State capital gains tax
In addition to federal capital gains tax rates, you may also be exposed to state capital gains tax. Aside from Alaska, Florida, Nevada, New Hampshire, South Dakota, Tennessee, Texas, Washington, and Wyoming, all other states impose a tax on capital gains. To learn the applicable rate in your jurisdiction, you should check in with your state’s tax authority.
In addition to federal and state taxes on capital gains, you may also be exposed to depreciation recapture tax. Depreciation recapture is tax is the tax known to "come back to bite you." If you may become liable for depreciation recapture tax upon disposition of your commercial property, you should contact your tax advisor prior to the sale to limit your exposure to recapture tax.
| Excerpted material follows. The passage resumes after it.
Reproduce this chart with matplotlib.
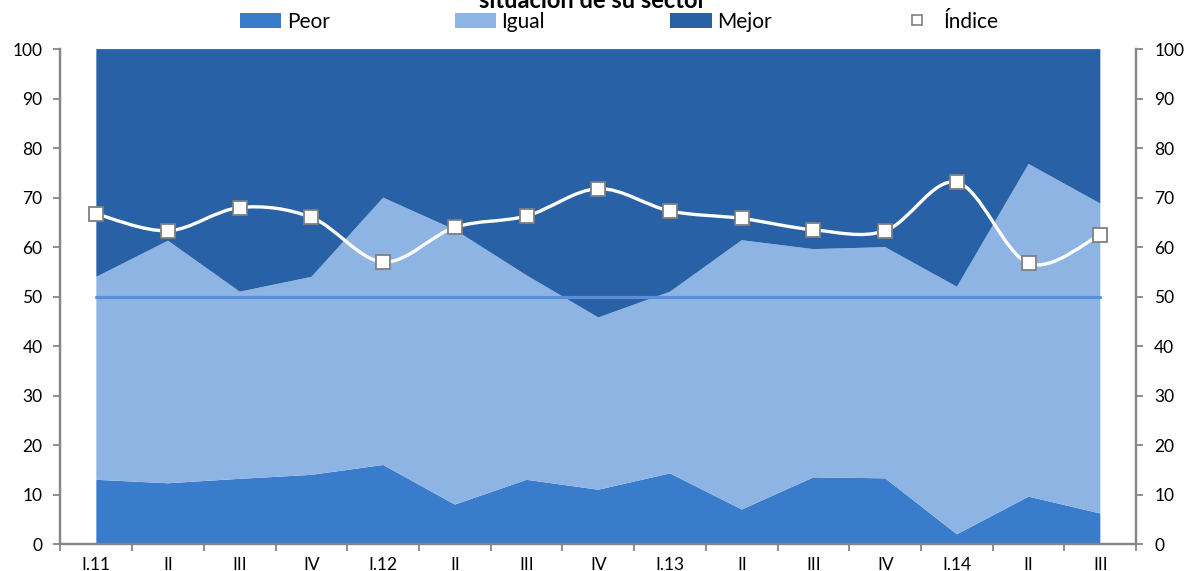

In addition to depreciation recapture tax, you may also be liable for net investment income tax, which is a 3.8% tax on certain passive income. Let’s just say there may be a lot of taxation on those capital gains.
With all the potential exposure to various taxes, as an investor, learning how to preserve some of your capital gains is essential to your success.
Section 1031 tax-deferred exchange
One tax savings strategy that many investors utilize to defer capital gains until future years is Section 1031 like-kind exchanges. Section 1031 like-kind exchanges are used by commercial real estate investors who dispose of their real estate investment property and acquire another investment property of a like kind. Performing a Section 1031 exchange is a very intricate and detailed process; the steps can be found here. Since the process involves many technical steps, always work with an advisor when performing a Section 1031 like-kind exchange.
Another tool that may also be used to defer your capital gains tax if you have an eligible property located in a qualified opportunity zone, you can invest your capital gains into a qualified opportunity fund. At present, investors are allowed to defer their gains using a qualified opportunity fund until 2026, so there's still plenty of time to participate in the program. While there is still time, investing your capital gains into a qualified opportunity fund requires a substantial amount of technical skill, so you should always consult with an advisor before using any of the steps outlined here.
Millionacres bottom line
Deciding to invest in commercial real estate can be a lucrative endeavor. However, before deciding to make such a substantial investment, you should first consider your projected tax liability and explore the tools available that will limit your exposure to capital gains taxes. Working with your tax advisor is always key to your financial success.